ICP Pushes Governance and Security Changes as Other Chains Focus on Damage Control

Two new proposals on the Network Nervous System are moving through the voting process for the Internet Computer, adding another round of upgrades to the protocol’s registry and governance systems.

The first proposal, numbered 141243, upgrades the Registry Canister and introduces stricter rules around Cloud Engine subnet architecture. Under the change, Cloud Engine subnets will only be allowed to contain type4 reward nodes, while non Cloud Engine subnets will be prevented from using those nodes entirely.

Supporters say that change matters because Cloud Engine infrastructure is expected to expand across the Internet Computer network. Separating node types by subnet role could help avoid configuration issues as the system becomes larger and more complex.

The second proposal, 141242, upgrades the NNS Governance Canister and adds a set of new governance tools. Among them is support for DeleteSubnet proposals, which will initially apply to Cloud Engine subnets. The proposal also introduces new data visibility for neurons with an eight-year dissolve delay through the eight_year_gang_bonus_base_e8s metric, alongside additional infrastructure tied to Mission 70 voting rewards.

Taken together, the changes point to a broader effort by the Internet Computer to tighten the connection between infrastructure, governance and token economics.

For long-term participants, the recognition of eight-year neuron commitments could be especially important. Those users have often argued that longer lock-up periods should carry greater weight inside the governance system, both through voting influence and reward design.

The timing is also notable because it arrives during a period when blockchain security has become a larger talking point across the industry.

Last week, Solana-based Drift Protocol suffered an exploit estimated at roughly $285 million, making it one of the largest crypto hacks of the year so far. Reports suggest the attacker gained access through compromised administrative controls rather than a direct flaw in smart contract code. The incident prompted renewed debate about multisig governance, operational security and how much responsibility should sit at the protocol layer versus the application layer.

Following the attack, the Solana Foundation and security firm Asymmetric Research introduced a new STRIDE security programme aimed at DeFi protocols. The programme includes around-the-clock monitoring for projects with more than $10 million in total value locked, formal verification for larger protocols, structured threat reviews and a real-time incident response network.

That response has highlighted a wider divide in how blockchain ecosystems approach security.

Many networks continue to rely heavily on external audits, monitoring systems and emergency response teams. Those tools are useful, particularly after an exploit has already happened, but critics argue they often remain reactive by nature.

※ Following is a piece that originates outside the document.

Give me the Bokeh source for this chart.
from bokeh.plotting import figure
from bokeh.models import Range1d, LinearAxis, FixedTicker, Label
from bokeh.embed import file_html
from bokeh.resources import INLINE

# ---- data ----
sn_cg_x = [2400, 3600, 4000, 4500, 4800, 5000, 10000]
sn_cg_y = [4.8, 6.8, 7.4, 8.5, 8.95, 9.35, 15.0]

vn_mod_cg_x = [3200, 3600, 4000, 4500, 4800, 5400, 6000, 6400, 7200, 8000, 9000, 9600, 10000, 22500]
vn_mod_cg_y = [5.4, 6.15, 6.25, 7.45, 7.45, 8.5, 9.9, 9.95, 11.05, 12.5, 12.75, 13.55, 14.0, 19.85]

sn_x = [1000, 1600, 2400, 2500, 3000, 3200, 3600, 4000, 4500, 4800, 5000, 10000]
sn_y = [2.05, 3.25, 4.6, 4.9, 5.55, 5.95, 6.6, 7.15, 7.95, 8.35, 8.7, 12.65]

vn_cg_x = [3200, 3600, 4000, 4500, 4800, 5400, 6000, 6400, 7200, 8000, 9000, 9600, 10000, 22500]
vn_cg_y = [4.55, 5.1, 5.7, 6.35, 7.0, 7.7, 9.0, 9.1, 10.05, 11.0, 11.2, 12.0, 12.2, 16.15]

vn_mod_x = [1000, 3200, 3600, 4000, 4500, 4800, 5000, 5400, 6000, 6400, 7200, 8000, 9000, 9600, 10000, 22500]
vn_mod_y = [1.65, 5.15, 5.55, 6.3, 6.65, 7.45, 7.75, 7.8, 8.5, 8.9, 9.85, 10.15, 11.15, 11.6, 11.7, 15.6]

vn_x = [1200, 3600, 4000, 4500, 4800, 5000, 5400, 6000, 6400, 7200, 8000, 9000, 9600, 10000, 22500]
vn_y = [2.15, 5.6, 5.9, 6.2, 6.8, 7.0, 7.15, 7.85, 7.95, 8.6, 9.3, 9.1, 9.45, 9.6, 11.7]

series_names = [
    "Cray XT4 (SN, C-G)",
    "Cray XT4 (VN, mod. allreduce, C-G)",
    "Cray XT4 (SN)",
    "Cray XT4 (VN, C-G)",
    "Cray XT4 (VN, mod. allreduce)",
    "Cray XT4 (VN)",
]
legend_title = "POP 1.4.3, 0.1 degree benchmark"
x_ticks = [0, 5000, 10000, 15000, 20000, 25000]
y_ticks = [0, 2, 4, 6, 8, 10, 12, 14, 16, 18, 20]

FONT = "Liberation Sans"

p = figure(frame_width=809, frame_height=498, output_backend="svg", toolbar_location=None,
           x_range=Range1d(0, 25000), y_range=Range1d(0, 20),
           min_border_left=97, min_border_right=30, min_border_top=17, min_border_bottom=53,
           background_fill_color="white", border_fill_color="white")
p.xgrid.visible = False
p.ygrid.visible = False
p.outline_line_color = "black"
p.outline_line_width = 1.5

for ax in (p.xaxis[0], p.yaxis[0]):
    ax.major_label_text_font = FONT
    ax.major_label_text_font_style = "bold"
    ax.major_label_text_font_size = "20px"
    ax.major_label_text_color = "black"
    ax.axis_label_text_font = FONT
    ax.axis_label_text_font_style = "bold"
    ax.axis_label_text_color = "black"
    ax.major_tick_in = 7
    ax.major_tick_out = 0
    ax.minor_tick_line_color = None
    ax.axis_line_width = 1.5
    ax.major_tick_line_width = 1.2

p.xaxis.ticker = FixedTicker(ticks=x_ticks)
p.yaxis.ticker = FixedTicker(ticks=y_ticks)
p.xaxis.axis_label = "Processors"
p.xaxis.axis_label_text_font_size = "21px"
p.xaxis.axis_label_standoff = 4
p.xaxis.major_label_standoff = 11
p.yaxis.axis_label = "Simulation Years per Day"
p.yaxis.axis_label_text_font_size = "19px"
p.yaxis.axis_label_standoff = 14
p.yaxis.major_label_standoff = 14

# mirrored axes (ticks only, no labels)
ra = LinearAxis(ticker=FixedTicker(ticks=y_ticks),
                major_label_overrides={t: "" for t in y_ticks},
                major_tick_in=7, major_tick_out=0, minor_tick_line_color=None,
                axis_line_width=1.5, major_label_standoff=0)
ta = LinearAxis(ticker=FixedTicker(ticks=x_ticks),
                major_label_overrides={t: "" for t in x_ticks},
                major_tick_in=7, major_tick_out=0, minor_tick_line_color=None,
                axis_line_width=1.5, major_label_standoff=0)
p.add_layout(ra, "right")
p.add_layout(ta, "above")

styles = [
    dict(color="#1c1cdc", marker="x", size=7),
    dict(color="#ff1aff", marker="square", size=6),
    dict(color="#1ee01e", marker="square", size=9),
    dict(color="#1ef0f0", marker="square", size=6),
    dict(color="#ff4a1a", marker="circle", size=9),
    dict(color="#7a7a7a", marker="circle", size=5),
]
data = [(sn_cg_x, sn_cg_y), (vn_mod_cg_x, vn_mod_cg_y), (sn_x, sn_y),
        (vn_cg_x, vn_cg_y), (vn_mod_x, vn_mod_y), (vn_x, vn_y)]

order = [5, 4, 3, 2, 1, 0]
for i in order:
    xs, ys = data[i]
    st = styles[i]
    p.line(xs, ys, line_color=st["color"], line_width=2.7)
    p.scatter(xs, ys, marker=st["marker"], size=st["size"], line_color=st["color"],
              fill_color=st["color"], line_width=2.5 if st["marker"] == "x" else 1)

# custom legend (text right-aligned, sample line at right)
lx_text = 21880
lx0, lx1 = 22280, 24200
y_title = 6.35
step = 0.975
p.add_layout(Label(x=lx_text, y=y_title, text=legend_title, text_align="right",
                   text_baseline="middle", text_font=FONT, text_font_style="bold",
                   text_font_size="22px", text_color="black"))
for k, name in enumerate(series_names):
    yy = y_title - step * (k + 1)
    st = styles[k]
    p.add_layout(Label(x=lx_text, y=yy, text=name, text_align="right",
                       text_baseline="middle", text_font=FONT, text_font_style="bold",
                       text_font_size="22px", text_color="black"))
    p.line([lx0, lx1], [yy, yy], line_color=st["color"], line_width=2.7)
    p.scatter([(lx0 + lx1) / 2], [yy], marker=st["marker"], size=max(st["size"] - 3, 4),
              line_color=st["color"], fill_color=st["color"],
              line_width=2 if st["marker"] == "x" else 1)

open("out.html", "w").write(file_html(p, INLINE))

The Internet Computer has long presented its security model differently. Features such as chain-key cryptography, threshold signing and native cross-chain functionality are designed to reduce the need for exposed private keys, bridges and fragmented infrastructure. Supporters argue that approach can remove some of the attack surfaces that have repeatedly appeared across other ecosystems.

Even so, no blockchain system is immune from risk. Governance frameworks, validator incentives and software updates all introduce their own pressures over time. What matters is whether networks can keep adapting before weaknesses turn into larger failures.

For the Internet Computer, the latest proposals suggest that the focus remains on reinforcing the foundations while the network expands. Registry controls, subnet management and long-term governance incentives may not generate the same headlines as token prices, but they often shape how resilient a blockchain becomes over time.